**** DATA TO PROCESS ****

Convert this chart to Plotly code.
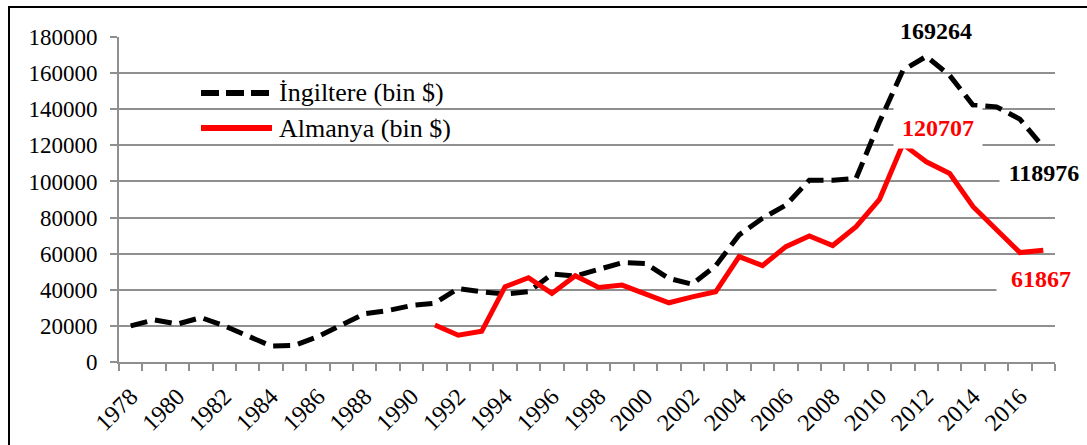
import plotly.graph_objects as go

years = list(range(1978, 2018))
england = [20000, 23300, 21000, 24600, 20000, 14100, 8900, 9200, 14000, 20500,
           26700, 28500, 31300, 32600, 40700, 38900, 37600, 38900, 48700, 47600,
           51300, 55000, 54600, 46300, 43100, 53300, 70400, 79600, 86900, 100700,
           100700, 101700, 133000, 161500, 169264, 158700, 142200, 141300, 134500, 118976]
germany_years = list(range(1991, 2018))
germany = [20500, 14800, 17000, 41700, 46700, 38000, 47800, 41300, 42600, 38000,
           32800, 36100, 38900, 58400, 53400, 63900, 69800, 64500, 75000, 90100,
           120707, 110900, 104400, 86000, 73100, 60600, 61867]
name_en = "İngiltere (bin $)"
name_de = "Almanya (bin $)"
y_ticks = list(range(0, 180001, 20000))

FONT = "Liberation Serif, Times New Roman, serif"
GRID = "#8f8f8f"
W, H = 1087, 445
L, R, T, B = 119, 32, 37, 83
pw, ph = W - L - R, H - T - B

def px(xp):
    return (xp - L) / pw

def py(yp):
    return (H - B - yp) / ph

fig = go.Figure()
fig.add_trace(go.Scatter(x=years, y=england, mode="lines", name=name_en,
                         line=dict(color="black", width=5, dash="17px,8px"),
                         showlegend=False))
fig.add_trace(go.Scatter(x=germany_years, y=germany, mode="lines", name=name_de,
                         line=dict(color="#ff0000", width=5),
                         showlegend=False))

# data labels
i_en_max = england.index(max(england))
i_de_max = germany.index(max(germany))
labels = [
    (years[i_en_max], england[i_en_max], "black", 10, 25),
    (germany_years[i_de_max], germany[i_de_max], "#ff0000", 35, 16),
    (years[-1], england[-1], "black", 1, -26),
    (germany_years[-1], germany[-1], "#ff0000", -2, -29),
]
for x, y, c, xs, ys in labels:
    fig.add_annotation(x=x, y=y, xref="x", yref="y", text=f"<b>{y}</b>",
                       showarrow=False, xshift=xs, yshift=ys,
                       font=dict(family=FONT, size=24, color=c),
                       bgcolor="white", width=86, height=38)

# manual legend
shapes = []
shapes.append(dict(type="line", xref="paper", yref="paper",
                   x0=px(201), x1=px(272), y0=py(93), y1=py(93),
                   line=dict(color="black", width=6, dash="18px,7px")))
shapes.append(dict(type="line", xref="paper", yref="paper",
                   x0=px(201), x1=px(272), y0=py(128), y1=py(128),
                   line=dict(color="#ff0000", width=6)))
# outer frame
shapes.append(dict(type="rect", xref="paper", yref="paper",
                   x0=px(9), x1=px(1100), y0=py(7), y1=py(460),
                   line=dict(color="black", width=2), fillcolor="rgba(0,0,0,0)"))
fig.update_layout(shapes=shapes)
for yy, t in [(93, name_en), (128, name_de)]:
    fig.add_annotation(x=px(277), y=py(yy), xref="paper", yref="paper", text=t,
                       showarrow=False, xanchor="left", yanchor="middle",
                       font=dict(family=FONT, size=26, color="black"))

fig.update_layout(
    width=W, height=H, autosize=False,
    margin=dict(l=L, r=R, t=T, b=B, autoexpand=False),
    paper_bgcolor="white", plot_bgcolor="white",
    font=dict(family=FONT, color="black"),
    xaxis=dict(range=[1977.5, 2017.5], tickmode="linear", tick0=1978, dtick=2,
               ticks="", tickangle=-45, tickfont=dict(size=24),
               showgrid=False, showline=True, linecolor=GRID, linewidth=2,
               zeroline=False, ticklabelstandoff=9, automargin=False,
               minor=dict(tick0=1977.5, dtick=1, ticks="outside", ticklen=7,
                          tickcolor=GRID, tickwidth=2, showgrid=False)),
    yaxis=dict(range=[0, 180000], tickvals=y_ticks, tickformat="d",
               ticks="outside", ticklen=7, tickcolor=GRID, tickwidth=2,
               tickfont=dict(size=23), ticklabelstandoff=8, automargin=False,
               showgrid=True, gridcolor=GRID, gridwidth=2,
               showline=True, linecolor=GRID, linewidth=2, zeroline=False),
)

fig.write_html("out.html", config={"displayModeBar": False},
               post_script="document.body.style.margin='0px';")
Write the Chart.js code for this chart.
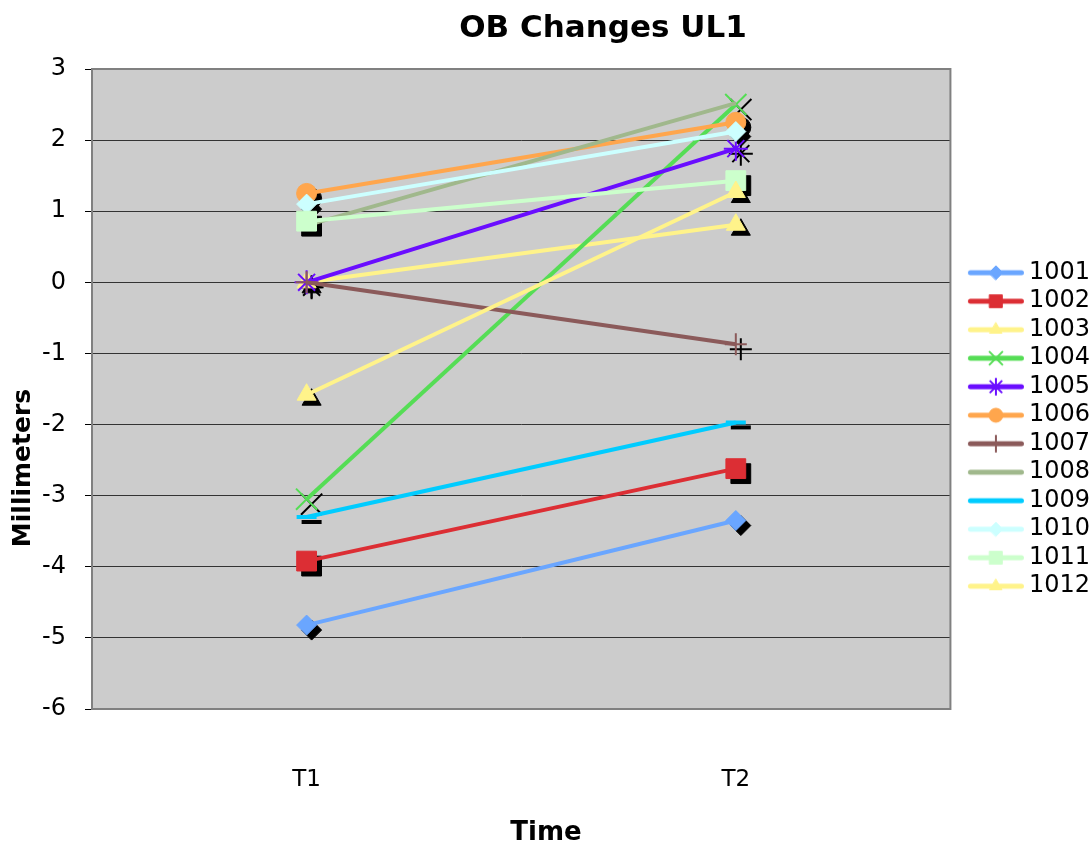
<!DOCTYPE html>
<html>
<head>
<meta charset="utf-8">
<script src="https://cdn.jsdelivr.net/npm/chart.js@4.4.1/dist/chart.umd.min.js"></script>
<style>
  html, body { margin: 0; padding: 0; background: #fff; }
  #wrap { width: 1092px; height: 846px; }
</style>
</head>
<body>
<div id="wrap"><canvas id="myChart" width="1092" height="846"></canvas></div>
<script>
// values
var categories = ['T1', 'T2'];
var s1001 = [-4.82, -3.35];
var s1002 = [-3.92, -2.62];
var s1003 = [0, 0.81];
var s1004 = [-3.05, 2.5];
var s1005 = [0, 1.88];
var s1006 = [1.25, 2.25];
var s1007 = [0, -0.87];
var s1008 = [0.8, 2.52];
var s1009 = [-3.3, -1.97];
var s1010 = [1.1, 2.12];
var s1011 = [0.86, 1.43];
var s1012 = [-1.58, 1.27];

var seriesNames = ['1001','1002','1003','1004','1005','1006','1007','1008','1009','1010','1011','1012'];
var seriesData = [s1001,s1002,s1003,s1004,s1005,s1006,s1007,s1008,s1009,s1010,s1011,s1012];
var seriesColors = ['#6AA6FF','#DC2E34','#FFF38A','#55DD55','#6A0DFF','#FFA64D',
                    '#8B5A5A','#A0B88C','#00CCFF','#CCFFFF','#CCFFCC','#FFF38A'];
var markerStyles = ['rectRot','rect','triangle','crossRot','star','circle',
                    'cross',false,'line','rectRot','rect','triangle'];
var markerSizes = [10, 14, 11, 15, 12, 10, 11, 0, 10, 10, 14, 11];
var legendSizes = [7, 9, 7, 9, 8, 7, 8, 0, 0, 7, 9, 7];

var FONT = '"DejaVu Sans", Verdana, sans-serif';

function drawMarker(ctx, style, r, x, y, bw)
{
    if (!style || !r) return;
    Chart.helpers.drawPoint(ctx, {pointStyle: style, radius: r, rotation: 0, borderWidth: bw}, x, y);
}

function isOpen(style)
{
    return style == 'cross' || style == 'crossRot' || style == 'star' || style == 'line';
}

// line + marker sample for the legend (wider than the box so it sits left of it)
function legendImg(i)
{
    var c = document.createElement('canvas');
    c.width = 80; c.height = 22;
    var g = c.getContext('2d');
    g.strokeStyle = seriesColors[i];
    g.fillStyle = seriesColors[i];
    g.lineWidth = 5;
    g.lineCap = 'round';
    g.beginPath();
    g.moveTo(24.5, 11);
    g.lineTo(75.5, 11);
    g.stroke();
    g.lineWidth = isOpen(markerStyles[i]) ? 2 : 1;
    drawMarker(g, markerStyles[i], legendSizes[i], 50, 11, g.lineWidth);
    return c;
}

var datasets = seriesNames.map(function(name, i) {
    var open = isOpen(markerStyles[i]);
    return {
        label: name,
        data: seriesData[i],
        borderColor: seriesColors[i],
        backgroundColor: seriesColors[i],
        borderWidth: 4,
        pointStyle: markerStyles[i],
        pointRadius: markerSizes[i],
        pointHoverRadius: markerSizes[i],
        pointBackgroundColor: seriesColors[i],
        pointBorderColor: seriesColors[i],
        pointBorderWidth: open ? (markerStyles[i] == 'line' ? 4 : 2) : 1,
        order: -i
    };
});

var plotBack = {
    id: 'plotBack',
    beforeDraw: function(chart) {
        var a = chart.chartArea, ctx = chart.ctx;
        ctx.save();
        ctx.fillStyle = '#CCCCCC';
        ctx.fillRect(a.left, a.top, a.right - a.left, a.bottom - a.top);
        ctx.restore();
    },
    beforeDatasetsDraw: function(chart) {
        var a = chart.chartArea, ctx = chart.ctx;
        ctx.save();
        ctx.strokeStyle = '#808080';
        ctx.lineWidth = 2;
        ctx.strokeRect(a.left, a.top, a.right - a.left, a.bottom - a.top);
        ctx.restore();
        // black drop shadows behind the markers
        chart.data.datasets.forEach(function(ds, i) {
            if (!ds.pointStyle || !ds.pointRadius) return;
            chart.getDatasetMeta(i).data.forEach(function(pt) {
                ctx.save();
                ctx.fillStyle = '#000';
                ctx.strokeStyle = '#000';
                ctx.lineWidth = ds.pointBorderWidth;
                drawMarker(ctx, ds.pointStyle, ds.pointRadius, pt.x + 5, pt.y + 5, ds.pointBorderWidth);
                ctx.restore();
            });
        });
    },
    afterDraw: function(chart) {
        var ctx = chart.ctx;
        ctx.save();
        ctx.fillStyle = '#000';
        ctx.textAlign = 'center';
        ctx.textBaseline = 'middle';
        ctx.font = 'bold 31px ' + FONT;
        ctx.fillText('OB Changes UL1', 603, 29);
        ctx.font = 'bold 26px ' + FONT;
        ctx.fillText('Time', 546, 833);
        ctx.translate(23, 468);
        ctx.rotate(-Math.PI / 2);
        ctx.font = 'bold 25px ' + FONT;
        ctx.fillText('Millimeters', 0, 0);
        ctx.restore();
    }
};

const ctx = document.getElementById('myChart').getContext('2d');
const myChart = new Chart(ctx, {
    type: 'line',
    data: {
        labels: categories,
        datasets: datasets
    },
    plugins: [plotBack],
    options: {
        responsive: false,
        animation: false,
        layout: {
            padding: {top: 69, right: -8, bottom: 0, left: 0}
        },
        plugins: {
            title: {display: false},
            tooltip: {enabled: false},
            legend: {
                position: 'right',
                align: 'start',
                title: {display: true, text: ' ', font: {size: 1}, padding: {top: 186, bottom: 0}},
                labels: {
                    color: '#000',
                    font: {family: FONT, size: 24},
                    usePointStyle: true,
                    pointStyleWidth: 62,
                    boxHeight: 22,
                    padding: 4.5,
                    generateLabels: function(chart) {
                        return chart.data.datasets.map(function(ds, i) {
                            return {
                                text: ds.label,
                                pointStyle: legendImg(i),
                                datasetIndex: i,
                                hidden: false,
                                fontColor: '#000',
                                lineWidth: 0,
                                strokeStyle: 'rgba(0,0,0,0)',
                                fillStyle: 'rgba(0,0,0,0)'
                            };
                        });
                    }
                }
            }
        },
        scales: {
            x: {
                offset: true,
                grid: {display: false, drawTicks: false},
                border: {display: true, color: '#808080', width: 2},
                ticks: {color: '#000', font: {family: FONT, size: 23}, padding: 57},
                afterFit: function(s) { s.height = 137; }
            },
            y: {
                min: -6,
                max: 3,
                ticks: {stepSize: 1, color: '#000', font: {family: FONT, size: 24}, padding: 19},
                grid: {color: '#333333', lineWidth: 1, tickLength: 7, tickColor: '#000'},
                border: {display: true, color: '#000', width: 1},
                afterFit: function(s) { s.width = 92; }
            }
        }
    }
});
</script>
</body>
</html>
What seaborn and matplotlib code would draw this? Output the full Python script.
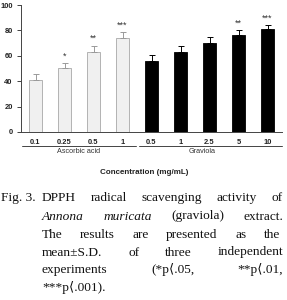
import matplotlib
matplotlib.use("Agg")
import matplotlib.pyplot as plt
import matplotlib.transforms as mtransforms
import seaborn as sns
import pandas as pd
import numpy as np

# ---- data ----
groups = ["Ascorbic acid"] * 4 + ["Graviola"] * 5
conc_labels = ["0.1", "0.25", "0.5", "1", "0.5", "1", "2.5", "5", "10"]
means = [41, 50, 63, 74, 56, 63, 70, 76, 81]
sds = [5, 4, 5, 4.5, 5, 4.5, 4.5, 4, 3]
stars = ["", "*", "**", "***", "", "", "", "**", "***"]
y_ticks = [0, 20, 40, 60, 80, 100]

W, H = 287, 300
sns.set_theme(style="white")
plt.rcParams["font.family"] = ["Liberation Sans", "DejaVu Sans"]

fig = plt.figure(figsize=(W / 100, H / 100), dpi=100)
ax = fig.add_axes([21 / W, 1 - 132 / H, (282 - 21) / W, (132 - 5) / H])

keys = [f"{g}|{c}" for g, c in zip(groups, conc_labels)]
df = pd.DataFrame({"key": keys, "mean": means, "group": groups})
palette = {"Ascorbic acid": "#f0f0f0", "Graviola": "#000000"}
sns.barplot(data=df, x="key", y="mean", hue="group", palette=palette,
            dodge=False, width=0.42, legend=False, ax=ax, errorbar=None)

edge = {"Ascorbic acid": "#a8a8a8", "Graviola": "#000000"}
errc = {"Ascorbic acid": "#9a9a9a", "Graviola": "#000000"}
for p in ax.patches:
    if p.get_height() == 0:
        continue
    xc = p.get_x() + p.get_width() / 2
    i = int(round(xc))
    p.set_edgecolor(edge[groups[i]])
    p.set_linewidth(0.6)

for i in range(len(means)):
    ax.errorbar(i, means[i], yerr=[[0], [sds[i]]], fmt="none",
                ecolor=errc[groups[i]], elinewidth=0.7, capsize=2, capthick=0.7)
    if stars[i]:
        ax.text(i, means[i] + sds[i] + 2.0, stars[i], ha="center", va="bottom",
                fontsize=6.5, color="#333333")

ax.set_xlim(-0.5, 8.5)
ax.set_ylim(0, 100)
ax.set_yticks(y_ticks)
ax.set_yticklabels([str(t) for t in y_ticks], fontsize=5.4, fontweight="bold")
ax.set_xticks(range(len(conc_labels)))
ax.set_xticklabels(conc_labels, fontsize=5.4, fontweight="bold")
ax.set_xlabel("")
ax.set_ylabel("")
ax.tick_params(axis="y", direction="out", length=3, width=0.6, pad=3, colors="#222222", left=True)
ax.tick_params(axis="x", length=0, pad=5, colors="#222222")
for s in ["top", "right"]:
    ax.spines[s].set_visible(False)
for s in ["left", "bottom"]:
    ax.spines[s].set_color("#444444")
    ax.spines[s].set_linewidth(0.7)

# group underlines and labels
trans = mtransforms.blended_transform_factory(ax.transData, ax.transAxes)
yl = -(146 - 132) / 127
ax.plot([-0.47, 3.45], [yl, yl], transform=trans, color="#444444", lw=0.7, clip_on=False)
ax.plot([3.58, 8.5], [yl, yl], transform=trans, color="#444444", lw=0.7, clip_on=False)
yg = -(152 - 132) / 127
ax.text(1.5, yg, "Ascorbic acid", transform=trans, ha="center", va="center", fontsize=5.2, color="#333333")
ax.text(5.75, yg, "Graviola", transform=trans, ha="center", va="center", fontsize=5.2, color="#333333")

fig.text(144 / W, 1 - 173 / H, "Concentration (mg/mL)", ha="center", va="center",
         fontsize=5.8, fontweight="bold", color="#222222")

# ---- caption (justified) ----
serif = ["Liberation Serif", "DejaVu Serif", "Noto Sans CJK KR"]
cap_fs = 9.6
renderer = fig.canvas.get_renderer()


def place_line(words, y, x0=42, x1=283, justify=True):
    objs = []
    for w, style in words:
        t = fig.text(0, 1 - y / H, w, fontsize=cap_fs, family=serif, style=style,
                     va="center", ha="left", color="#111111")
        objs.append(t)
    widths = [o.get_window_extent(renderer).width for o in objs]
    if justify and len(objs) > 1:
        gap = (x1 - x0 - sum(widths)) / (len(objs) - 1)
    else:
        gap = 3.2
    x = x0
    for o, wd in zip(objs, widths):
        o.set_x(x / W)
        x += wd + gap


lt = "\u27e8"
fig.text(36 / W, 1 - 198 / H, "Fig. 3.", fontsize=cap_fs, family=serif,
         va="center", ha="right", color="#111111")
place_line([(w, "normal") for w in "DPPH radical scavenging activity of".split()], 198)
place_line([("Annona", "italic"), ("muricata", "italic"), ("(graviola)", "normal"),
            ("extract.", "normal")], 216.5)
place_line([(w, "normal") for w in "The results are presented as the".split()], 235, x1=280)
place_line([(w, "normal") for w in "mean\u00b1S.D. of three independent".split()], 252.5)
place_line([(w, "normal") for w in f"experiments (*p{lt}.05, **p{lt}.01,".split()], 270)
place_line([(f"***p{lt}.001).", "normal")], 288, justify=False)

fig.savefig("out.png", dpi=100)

****

■ TO DO ■
Copy word for word only the lines above from the one with "Write the Chart.js code for this chart." through the one with "var s1012 = [-1.58, 1.27];". Leave pictures out.

■ EXERCISE SOLUTION ■
Write the Chart.js code for this chart.
<!DOCTYPE html>
<html>
<head>
<meta charset="utf-8">
<script src="https://cdn.jsdelivr.net/npm/chart.js@4.4.1/dist/chart.umd.min.js"></script>
<style>
  html, body { margin: 0; padding: 0; background: #fff; }
  #wrap { width: 1092px; height: 846px; }
</style>
</head>
<body>
<div id="wrap"><canvas id="myChart" width="1092" height="846"></canvas></div>
<script>
// values
var categories = ['T1', 'T2'];
var s1001 = [-4.82, -3.35];
var s1002 = [-3.92, -2.62];
var s1003 = [0, 0.81];
var s1004 = [-3.05, 2.5];
var s1005 = [0, 1.88];
var s1006 = [1.25, 2.25];
var s1007 = [0, -0.87];
var s1008 = [0.8, 2.52];
var s1009 = [-3.3, -1.97];
var s1010 = [1.1, 2.12];
var s1011 = [0.86, 1.43];
var s1012 = [-1.58, 1.27];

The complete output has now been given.